Your task →
Leave the pictures out and quote every line from the start of the listing to the line with "80, 90, 100];", inclusive.

◆ ◆ ◆

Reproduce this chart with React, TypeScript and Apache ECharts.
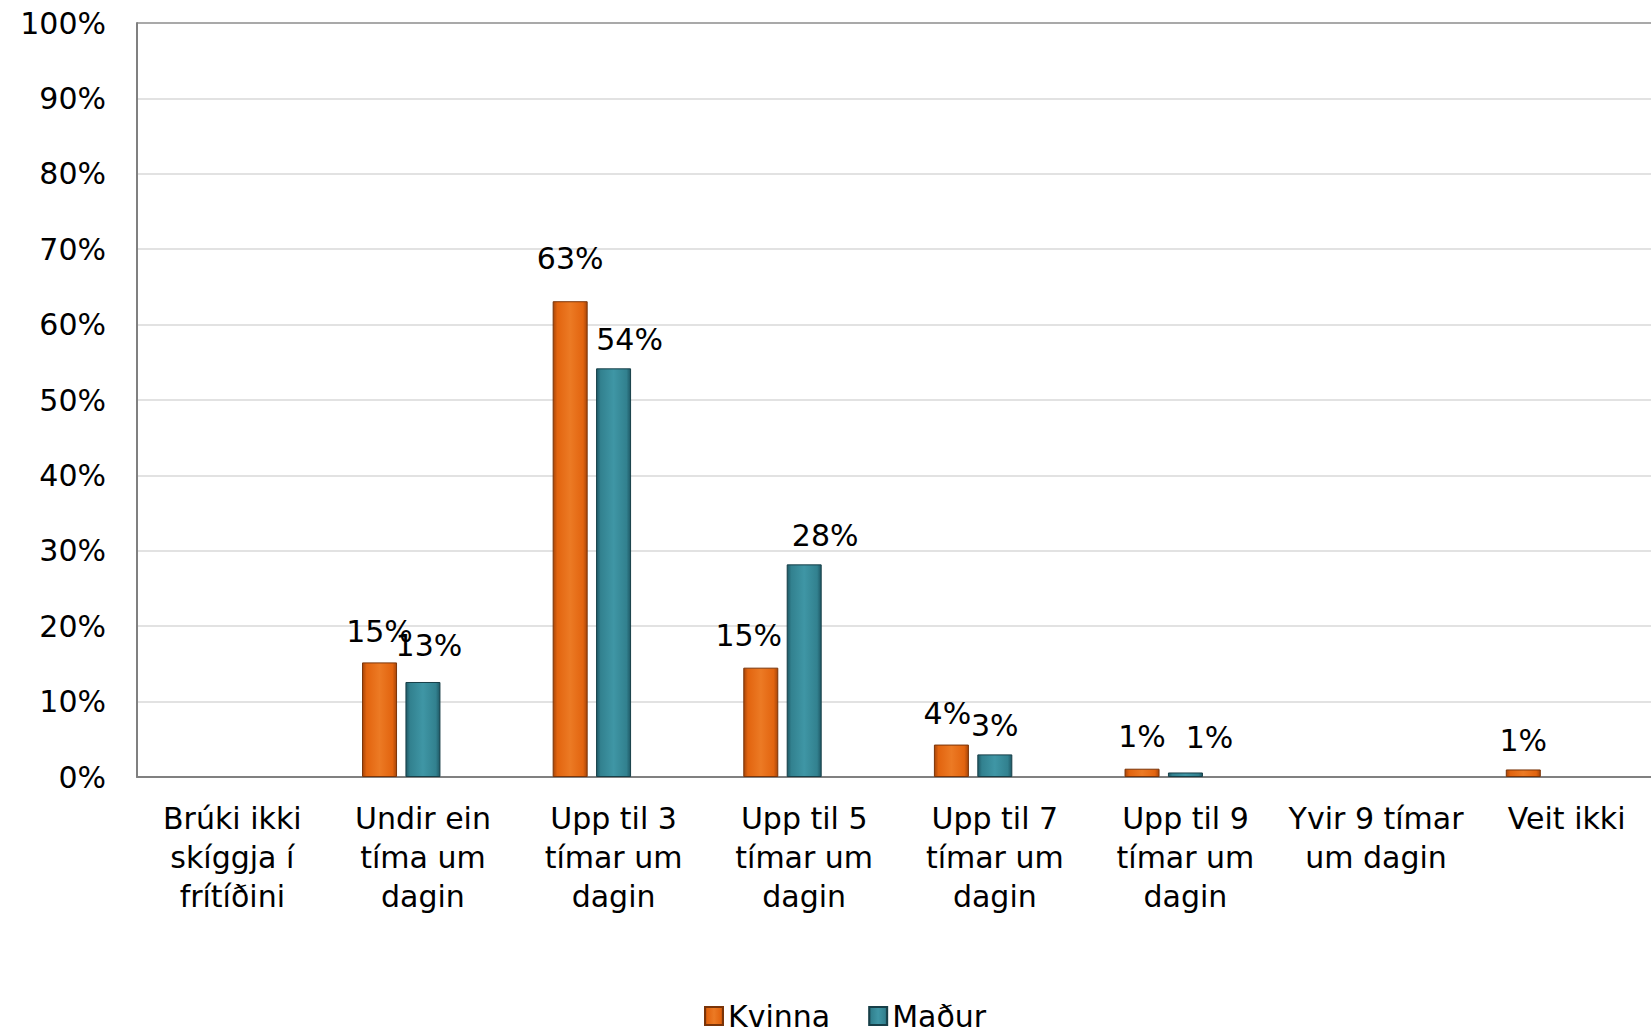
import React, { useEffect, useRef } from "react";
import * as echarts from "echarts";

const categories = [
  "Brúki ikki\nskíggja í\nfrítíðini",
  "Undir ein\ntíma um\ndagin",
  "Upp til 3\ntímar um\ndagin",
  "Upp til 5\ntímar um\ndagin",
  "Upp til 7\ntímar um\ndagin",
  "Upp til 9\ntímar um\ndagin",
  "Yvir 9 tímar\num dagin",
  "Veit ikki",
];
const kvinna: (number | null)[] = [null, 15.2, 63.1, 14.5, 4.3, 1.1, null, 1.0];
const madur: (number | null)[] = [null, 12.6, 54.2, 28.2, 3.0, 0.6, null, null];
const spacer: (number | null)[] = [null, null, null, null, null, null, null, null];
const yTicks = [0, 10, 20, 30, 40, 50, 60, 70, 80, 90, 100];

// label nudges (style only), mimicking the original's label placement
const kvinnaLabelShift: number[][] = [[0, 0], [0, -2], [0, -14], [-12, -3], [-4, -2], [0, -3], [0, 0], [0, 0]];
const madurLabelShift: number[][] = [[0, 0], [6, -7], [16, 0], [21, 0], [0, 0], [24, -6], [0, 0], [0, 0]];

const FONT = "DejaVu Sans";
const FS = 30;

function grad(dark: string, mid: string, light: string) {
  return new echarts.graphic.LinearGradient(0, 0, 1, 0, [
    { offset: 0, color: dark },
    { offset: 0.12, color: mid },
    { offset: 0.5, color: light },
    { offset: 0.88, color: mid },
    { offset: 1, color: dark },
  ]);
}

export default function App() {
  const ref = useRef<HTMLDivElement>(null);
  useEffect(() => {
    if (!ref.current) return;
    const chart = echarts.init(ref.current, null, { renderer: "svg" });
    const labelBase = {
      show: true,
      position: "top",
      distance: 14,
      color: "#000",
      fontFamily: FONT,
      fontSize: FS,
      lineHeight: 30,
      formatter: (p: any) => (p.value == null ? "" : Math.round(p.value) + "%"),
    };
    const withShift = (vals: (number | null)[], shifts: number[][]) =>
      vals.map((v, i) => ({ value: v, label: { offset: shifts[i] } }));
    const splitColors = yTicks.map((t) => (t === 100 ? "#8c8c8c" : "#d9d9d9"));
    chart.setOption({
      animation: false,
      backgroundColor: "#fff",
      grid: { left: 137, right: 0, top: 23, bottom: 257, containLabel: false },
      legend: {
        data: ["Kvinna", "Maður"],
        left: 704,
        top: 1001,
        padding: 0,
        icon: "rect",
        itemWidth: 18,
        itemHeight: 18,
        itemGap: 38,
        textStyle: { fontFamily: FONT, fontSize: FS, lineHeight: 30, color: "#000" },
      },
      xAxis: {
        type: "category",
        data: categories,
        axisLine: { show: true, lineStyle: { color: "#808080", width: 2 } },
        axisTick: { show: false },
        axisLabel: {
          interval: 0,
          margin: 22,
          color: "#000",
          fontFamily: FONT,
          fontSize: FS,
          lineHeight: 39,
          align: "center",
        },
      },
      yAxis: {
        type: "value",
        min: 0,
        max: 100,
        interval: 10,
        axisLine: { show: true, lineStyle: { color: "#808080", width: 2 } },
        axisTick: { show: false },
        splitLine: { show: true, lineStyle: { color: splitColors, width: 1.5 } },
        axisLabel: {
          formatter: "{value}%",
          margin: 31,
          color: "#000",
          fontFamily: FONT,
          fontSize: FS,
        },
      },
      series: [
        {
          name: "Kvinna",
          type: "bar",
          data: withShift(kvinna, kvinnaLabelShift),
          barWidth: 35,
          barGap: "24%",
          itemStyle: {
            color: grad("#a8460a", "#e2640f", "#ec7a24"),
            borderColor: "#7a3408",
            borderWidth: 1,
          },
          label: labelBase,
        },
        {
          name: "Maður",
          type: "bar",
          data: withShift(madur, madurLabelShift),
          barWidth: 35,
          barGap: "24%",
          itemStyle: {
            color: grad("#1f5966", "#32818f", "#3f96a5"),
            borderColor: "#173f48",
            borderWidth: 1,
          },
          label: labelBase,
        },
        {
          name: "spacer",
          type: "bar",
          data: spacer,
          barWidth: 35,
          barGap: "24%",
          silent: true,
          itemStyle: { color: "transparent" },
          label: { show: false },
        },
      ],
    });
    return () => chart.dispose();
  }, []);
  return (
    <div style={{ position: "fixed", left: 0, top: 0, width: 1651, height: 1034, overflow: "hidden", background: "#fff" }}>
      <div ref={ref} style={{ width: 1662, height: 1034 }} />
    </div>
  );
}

◆ ◆ ◆

Exercise solution →
Reproduce this chart with React, TypeScript and Apache ECharts.
import React, { useEffect, useRef } from "react";
import * as echarts from "echarts";

const categories = [
  "Brúki ikki\nskíggja í\nfrítíðini",
  "Undir ein\ntíma um\ndagin",
  "Upp til 3\ntímar um\ndagin",
  "Upp til 5\ntímar um\ndagin",
  "Upp til 7\ntímar um\ndagin",
  "Upp til 9\ntímar um\ndagin",
  "Yvir 9 tímar\num dagin",
  "Veit ikki",
];
const kvinna: (number | null)[] = [null, 15.2, 63.1, 14.5, 4.3, 1.1, null, 1.0];
const madur: (number | null)[] = [null, 12.6, 54.2, 28.2, 3.0, 0.6, null, null];
const spacer: (number | null)[] = [null, null, null, null, null, null, null, null];
const yTicks = [0, 10, 20, 30, 40, 50, 60, 70, 80, 90, 100];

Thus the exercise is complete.